Step 2: In this step we have to identify limiting reagent.
Limiting reagent is defined as those substances which get completely consumed in a chemical reaction. They also govern the quantity of the final product of a chemical reaction.
From the above balanced equation, we can say that 1 mol of $CaC{O_3}$ reacts with 2 mol of $HCl$.
Therefore, 0.2 mol of $CaC{O_3}$ will react with 0.4 mol of $HCl$.

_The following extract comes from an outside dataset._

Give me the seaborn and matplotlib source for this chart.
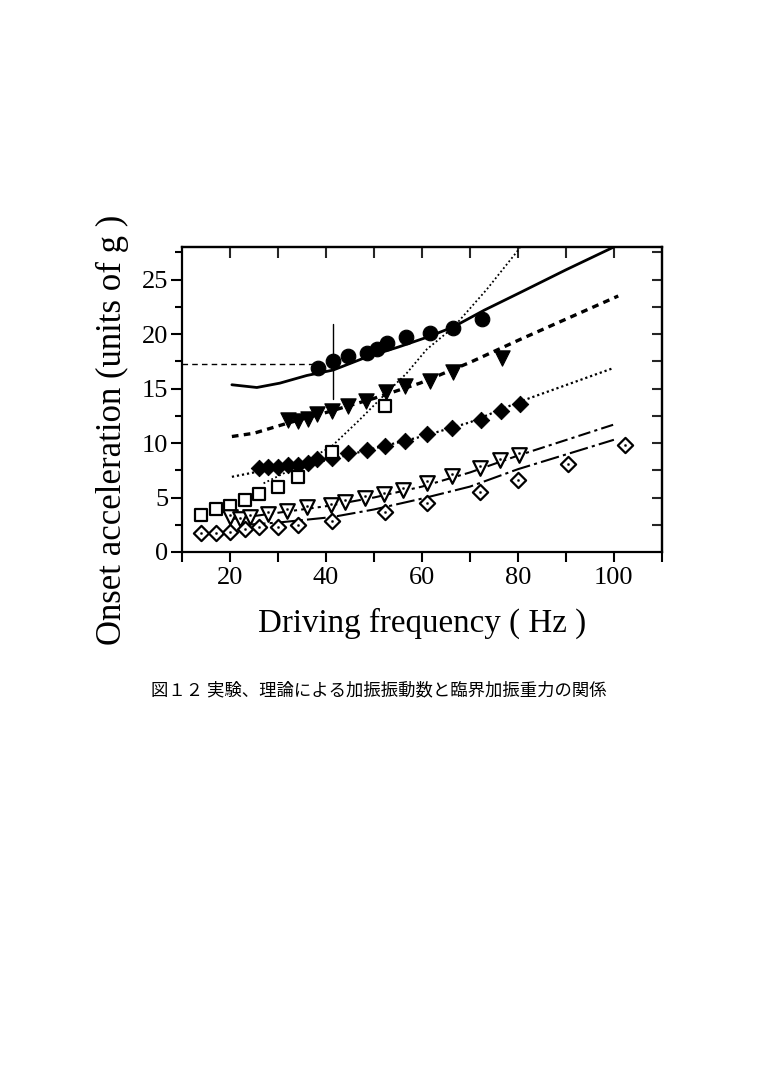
import seaborn as sns
import matplotlib.pyplot as plt
import numpy as np
import pandas as pd
from matplotlib.ticker import MultipleLocator

sns.set_style('ticks')
plt.rcParams['font.family'] = ['Liberation Serif', 'DejaVu Serif']

circ_f = [38.4, 41.5, 44.6, 48.6, 50.6, 52.8, 56.7, 61.7, 66.5, 72.6]
circ_g = [16.9, 17.5, 18.0, 18.3, 18.6, 19.2, 19.7, 20.1, 20.6, 21.4]

tri_f = [32.1, 34.2, 36.3, 38.1, 41.2, 44.5, 48.4, 52.5, 56.5, 61.7, 66.5, 76.6]
tri_g = [12.1, 12.0, 12.2, 12.7, 12.9, 13.4, 13.9, 14.7, 15.2, 15.7, 16.5, 17.8]

dia_f = [26.0, 28.0, 30.1, 32.1, 34.2, 36.3, 38.1, 41.2, 44.6, 48.5, 52.3, 56.5,
         61.1, 66.2, 72.3, 76.5, 80.4]
dia_g = [7.7, 7.8, 7.8, 8.0, 8.0, 8.15, 8.5, 8.6, 9.1, 9.4, 9.7, 10.2,
         10.8, 11.4, 12.1, 12.9, 13.6]

sq_f = [13.9, 17.0, 20.0, 23.1, 26.0, 30.1, 34.2, 41.2, 52.4]
sq_g = [3.4, 3.95, 4.23, 4.78, 5.33, 6.0, 6.9, 9.2, 13.4]

otri_f = [20.0, 22.1, 24.2, 28.0, 31.9, 36.0, 41.0, 44.0, 48.1, 52.1, 56.1, 61.1,
          66.2, 72.1, 76.3, 80.2]
otri_g = [3.25, 3.0, 3.25, 3.5, 3.8, 4.1, 4.3, 4.6, 5.0, 5.3, 5.7, 6.35,
          7.0, 7.7, 8.4, 8.9]

odia_f = [13.9, 17.0, 20.0, 23.1, 26.0, 30.1, 34.2, 41.2, 52.3, 61.0, 72.1, 80.1,
          90.4, 102.4]
odia_g = [1.72, 1.77, 1.87, 2.09, 2.27, 2.33, 2.48, 2.85, 3.7, 4.5, 5.5, 6.6,
          8.1, 9.8]

# theory curves
solid_f = [20.4, 25.6, 30.4, 36.0, 41.5, 48.5, 55.0, 61.3, 66.5, 73.0, 80.4, 90.0, 100.0]
solid_g = [15.35, 15.1, 15.5, 16.2, 16.7, 17.9, 18.8, 19.75, 20.65, 22.2, 23.8, 25.9, 28.0]

dash_f = [20.4, 25.0, 31.8, 40.0, 50.0, 59.6, 70.0, 80.4, 100.9]
dash_g = [10.6, 10.9, 11.8, 12.8, 14.1, 15.5, 17.4, 19.5, 23.5]

dot_f = [20.4, 25.0, 30.0, 40.0, 50.0, 60.0, 70.0, 80.4, 100.0]
dot_g = [6.9, 7.3, 7.7, 8.4, 9.5, 10.6, 11.9, 13.8, 16.9]

steep_f = [27.0, 32.5, 41.2, 46.7, 51.9, 56.8, 61.0, 66.5, 73.5, 80.4]
steep_g = [6.3, 7.5, 9.7, 12.0, 14.3, 16.4, 18.6, 20.6, 24.1, 27.9]

dd1_f = [20.0, 30.0, 40.0, 50.0, 60.0, 70.0, 80.0, 100.0]
dd1_g = [3.0, 3.6, 4.2, 5.0, 6.0, 7.3, 8.85, 11.7]

dd2_f = [23.5, 30.0, 41.2, 50.0, 60.0, 70.0, 80.0, 100.0]
dd2_g = [2.5, 2.7, 3.2, 3.9, 4.9, 6.0, 7.6, 10.3]

ref_g = 17.3       # horizontal reference
ref_f_end = 37.5
bar_f = 41.5       # vertical bar
bar_lo, bar_hi = 14.0, 20.9

fig = plt.figure(figsize=(7.63, 10.87), dpi=100)
ax = fig.add_axes([0.2385, 0.4922, 0.629, 0.2806])

k = 'black'
sns.lineplot(x=solid_f, y=solid_g, ax=ax, color=k, lw=2.0, zorder=2)
sns.lineplot(x=dash_f, y=dash_g, ax=ax, color=k, lw=2.4, linestyle=(0, (2.0, 1.6)), zorder=2)
sns.lineplot(x=dot_f, y=dot_g, ax=ax, color=k, lw=1.6, linestyle=(0, (1.0, 1.3)), zorder=2)
sns.lineplot(x=steep_f, y=steep_g, ax=ax, color=k, lw=1.3, linestyle=(0, (1.0, 1.4)), zorder=2)
sns.lineplot(x=dd1_f, y=dd1_g, ax=ax, color=k, lw=1.5, linestyle=(0, (6, 2, 1.5, 2)), zorder=2)
sns.lineplot(x=dd2_f, y=dd2_g, ax=ax, color=k, lw=1.5, linestyle=(0, (9, 2, 1.5, 2)), zorder=2)
ax.plot([10, ref_f_end], [ref_g, ref_g], color=k, lw=1.0, linestyle=(0, (4, 3)), zorder=2)
ax.plot([bar_f, bar_f], [bar_lo, bar_hi], color=k, lw=1.0, zorder=2)

sns.scatterplot(x=circ_f, y=circ_g, ax=ax, marker='o', s=110, color=k, edgecolor=k, zorder=4)
sns.scatterplot(x=tri_f, y=tri_g, ax=ax, marker='v', s=120, color=k, edgecolor=k, zorder=4)
sns.scatterplot(x=dia_f, y=dia_g, ax=ax, marker='D', s=70, color=k, edgecolor=k, zorder=4)
sns.scatterplot(x=sq_f, y=sq_g, ax=ax, marker='s', s=70, color='white', edgecolor=k,
                linewidth=1.6, zorder=4)
sns.scatterplot(x=otri_f, y=otri_g, ax=ax, marker='v', s=110, color='white', edgecolor=k,
                linewidth=1.6, zorder=4)
sns.scatterplot(x=otri_f, y=np.array(otri_g) + 0.15, ax=ax, marker='o', s=3, color=k,
                edgecolor=k, zorder=5)
sns.scatterplot(x=odia_f, y=odia_g, ax=ax, marker='D', s=60, color='white', edgecolor=k,
                linewidth=1.6, zorder=4)
sns.scatterplot(x=odia_f, y=odia_g, ax=ax, marker='o', s=3, color=k, edgecolor=k, zorder=5)

ax.set_xlim(10, 110)
ax.set_ylim(0, 28)
ax.set_xticks([20, 40, 60, 80, 100])
ax.xaxis.set_minor_locator(MultipleLocator(10))
ax.yaxis.set_major_locator(MultipleLocator(5))
ax.yaxis.set_minor_locator(MultipleLocator(2.5))
ax.tick_params(axis='both', which='both', direction='out', color=k, width=1.5,
               labelsize=19, labelcolor=k)
ax.tick_params(axis='x', which='both', length=7, pad=4)
ax.tick_params(axis='y', which='major', length=8, pad=2)
ax.tick_params(axis='y', which='minor', length=5)
for sp in ax.spines.values():
    sp.set_visible(True)
    sp.set_linewidth(1.6)
    sp.set_color(k)

top = ax.secondary_xaxis('top')
top.set_xticks([20, 30, 40, 50, 60, 70, 80, 90, 100])
top.tick_params(direction='in', length=8, width=1.5, labeltop=False)
top.spines['top'].set_linewidth(1.6)
right = ax.secondary_yaxis('right')
right.set_yticks([2.5, 5, 7.5, 10, 12.5, 15, 17.5, 20, 22.5, 25, 27.5])
right.tick_params(direction='in', length=7, width=1.5, labelright=False)
right.spines['right'].set_linewidth(1.6)

ax.set_xlabel('')
ax.set_ylabel('')
fig.text(0.553, 0.4269, 'Driving frequency ( Hz )', fontsize=23.8, color=k,
         ha='center', va='center')
fig.text(0.147, 0.6044, 'Onset acceleration (units of g )', fontsize=25, rotation=90,
         color=k, ha='center', va='center')
fig.text(0.497, 0.365, '図１２ 実験、理論による加振振動数と臨界加振重力の関係', fontsize=12.5,
         color=k, ha='center', va='center', family=['Noto Sans CJK JP', 'DejaVu Sans'])

fig.savefig('out.png', dpi=100, facecolor='white')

As, we have 0.547 of $HCl$, hence $CaC{O_3}$ is the limiting reagent and $HCl$ is the excessive reagent
Step 3: In this last step, we will calculate the amount of $C{O_2}$ formed
As the amount of product formed depends on limiting reagent, hence, we can calculate amount of $C{O_2}$ formed as follows : 1 mol of $CaC{O_3}$ form $C{O_2}$= 1mol
Therefore, 0.2 mol of $CaC{O_3}$ will form $C{O_2}$ =$1 \times 0.2 = 0.2$$mol$.
Since, molecular mass of $C{O_2}$ is 44 u
Therefore, the mass of $C{O_2}$ formed $= {\text{ }}0.2 \times 44 =$$8.8{\text{ }}g$.

Note: It should be remembered that the chemical reaction should be balanced while finding limiting reagent. Also, the amount of product form in a chemical reaction is limited by limiting reagent.